§ SHORT PROBLEM: Gather every line of the entries that includes the word "this".

§ SOURCE RECORDS:

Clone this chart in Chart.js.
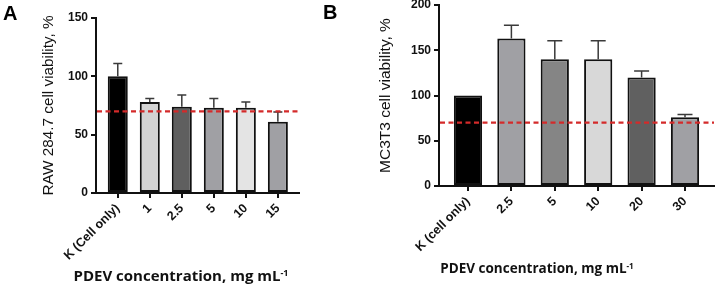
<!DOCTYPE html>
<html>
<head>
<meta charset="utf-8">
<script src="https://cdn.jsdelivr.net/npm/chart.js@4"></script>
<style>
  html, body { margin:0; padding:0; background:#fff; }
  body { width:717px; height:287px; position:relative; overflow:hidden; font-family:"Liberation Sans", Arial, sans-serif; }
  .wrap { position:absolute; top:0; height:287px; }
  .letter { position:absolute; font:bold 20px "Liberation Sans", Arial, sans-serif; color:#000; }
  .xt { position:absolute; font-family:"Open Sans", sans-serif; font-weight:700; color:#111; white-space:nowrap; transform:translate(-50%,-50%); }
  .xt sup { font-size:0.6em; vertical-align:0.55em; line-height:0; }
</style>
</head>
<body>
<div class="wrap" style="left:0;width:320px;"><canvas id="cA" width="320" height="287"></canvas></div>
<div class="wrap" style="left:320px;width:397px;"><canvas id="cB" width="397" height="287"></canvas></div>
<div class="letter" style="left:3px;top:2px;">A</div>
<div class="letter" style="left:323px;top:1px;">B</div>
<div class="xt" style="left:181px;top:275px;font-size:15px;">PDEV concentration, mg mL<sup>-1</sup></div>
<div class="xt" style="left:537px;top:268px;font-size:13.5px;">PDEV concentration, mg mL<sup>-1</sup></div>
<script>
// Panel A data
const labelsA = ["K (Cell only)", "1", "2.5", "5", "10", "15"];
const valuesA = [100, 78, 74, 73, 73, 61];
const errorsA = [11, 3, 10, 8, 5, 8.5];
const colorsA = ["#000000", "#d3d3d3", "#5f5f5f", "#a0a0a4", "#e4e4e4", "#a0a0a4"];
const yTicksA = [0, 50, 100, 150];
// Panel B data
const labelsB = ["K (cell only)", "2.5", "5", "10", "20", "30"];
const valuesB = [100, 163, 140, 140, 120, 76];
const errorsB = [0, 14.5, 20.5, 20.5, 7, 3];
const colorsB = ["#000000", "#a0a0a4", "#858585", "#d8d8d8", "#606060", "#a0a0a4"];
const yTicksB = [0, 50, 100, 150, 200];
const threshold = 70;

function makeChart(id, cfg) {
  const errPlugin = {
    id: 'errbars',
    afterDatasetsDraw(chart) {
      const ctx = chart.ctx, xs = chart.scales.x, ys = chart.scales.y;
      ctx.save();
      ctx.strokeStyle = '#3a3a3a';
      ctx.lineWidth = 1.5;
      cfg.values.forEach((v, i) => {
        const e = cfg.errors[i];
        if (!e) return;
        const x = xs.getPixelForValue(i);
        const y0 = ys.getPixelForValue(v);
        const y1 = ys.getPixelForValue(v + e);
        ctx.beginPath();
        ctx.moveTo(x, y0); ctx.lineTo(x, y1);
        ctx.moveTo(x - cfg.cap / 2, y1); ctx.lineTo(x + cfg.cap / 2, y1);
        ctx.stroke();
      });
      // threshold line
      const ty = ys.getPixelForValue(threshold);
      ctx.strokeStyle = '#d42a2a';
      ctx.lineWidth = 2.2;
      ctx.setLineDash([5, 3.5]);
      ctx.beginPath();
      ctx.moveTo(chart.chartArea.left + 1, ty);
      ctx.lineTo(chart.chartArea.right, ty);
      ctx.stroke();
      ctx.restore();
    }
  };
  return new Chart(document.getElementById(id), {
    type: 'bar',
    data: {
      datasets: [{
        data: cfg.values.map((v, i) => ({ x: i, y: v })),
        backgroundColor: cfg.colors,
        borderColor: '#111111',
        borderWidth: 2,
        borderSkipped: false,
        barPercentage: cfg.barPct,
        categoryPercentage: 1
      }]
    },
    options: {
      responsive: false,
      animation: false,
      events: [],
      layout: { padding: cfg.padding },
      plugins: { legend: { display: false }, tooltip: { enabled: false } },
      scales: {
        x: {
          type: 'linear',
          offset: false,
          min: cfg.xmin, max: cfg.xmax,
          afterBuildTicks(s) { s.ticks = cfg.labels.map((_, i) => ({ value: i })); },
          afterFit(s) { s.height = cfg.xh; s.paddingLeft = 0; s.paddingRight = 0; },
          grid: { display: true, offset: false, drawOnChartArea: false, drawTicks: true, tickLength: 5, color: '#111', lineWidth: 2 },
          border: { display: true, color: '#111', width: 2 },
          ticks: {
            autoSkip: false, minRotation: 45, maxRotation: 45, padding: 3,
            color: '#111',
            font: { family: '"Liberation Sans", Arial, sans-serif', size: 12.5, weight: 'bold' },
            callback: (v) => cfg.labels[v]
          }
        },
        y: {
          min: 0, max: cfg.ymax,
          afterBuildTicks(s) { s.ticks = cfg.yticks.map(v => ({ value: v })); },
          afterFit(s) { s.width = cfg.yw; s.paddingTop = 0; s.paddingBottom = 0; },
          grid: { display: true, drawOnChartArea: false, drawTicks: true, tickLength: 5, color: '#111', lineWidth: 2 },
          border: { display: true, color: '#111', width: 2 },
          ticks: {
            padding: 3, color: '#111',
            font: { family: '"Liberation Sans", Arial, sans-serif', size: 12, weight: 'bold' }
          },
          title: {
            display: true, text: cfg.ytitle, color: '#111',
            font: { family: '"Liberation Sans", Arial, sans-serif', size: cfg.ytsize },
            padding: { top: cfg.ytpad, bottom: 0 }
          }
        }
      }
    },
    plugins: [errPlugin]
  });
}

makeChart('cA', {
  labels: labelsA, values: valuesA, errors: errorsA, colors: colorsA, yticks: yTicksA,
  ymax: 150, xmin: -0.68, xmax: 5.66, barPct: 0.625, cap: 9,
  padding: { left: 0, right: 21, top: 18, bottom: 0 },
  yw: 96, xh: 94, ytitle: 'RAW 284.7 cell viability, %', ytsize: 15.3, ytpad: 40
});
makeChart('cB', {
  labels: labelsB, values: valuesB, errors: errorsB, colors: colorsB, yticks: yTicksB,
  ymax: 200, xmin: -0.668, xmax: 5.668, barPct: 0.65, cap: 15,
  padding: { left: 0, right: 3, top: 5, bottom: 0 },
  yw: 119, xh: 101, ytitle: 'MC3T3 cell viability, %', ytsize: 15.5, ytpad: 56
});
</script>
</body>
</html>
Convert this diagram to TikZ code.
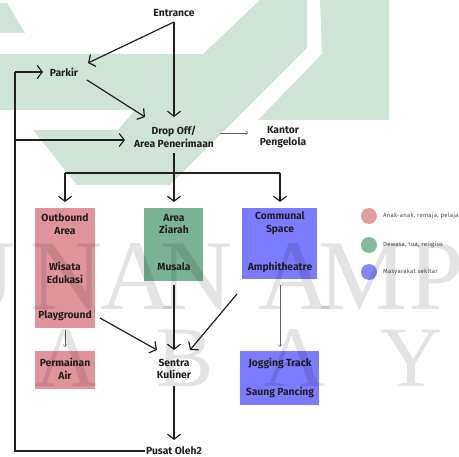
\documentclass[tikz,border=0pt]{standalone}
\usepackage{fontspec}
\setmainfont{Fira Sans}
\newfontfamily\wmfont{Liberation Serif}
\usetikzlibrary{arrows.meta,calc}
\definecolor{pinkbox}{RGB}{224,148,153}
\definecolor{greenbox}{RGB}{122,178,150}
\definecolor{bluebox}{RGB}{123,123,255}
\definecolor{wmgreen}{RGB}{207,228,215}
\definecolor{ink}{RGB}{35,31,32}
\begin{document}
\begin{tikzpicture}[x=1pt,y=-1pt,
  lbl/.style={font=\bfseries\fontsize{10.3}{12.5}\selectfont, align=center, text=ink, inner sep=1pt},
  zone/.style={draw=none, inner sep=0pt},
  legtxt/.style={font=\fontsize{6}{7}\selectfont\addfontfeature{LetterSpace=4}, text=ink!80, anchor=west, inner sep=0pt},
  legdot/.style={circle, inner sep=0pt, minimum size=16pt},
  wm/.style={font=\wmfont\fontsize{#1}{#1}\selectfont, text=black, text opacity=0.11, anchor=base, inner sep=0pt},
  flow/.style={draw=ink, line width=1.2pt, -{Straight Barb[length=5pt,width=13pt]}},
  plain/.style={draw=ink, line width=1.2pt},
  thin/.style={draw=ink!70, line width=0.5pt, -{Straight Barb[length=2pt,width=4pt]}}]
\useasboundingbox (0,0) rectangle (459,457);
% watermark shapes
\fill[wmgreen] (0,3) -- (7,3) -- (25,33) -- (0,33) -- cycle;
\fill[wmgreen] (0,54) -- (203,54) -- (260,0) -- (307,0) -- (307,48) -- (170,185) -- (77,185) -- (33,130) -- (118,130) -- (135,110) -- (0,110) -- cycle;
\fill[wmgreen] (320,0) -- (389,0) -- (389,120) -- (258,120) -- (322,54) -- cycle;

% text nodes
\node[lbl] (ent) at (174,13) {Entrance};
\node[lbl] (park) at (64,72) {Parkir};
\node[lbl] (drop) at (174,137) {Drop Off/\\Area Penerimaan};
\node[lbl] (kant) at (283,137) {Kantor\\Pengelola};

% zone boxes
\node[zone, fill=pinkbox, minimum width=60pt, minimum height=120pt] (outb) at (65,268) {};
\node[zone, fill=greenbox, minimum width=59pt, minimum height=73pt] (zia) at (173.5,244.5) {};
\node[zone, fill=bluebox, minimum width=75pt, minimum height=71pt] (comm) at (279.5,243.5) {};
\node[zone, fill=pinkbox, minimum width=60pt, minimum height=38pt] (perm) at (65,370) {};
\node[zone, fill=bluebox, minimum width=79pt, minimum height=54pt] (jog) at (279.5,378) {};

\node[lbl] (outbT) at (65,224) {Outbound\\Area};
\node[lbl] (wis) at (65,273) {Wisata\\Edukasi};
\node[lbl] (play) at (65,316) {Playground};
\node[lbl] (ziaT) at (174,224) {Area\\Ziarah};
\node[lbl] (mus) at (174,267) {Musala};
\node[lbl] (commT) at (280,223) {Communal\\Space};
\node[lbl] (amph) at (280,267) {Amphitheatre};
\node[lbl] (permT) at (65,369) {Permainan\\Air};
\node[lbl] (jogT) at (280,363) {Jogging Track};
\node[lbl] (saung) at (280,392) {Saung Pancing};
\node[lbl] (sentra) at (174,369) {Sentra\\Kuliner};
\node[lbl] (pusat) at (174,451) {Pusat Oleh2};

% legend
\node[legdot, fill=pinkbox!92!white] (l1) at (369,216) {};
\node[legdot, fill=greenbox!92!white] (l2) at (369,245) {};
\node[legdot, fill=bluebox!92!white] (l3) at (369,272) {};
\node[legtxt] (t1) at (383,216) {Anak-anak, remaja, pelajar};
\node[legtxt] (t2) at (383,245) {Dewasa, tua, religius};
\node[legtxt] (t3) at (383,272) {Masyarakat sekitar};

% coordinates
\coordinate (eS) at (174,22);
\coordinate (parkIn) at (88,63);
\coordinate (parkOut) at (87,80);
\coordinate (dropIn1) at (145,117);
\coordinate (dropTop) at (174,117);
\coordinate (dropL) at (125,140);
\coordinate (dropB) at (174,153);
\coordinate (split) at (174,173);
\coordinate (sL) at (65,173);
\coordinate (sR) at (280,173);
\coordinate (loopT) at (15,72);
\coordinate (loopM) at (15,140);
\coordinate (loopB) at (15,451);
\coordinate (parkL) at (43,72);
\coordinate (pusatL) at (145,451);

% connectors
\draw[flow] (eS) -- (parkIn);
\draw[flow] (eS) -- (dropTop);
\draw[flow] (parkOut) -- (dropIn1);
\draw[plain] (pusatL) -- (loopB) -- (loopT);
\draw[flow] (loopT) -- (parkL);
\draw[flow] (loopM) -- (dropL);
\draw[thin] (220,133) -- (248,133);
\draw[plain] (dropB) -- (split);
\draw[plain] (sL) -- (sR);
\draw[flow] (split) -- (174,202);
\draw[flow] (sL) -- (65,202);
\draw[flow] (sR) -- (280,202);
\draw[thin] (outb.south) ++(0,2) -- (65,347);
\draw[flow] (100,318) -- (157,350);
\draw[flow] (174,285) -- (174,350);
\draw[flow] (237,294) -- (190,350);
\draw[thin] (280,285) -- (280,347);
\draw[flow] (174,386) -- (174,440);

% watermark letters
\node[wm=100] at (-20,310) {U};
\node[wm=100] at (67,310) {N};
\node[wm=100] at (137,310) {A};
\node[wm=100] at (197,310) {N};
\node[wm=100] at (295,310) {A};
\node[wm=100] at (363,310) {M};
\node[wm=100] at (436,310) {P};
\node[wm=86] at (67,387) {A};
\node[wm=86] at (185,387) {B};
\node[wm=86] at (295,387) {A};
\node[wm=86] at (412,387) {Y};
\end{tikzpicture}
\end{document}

§ RESPONSE:
Clone this chart in Chart.js.
Convert this diagram to TikZ code.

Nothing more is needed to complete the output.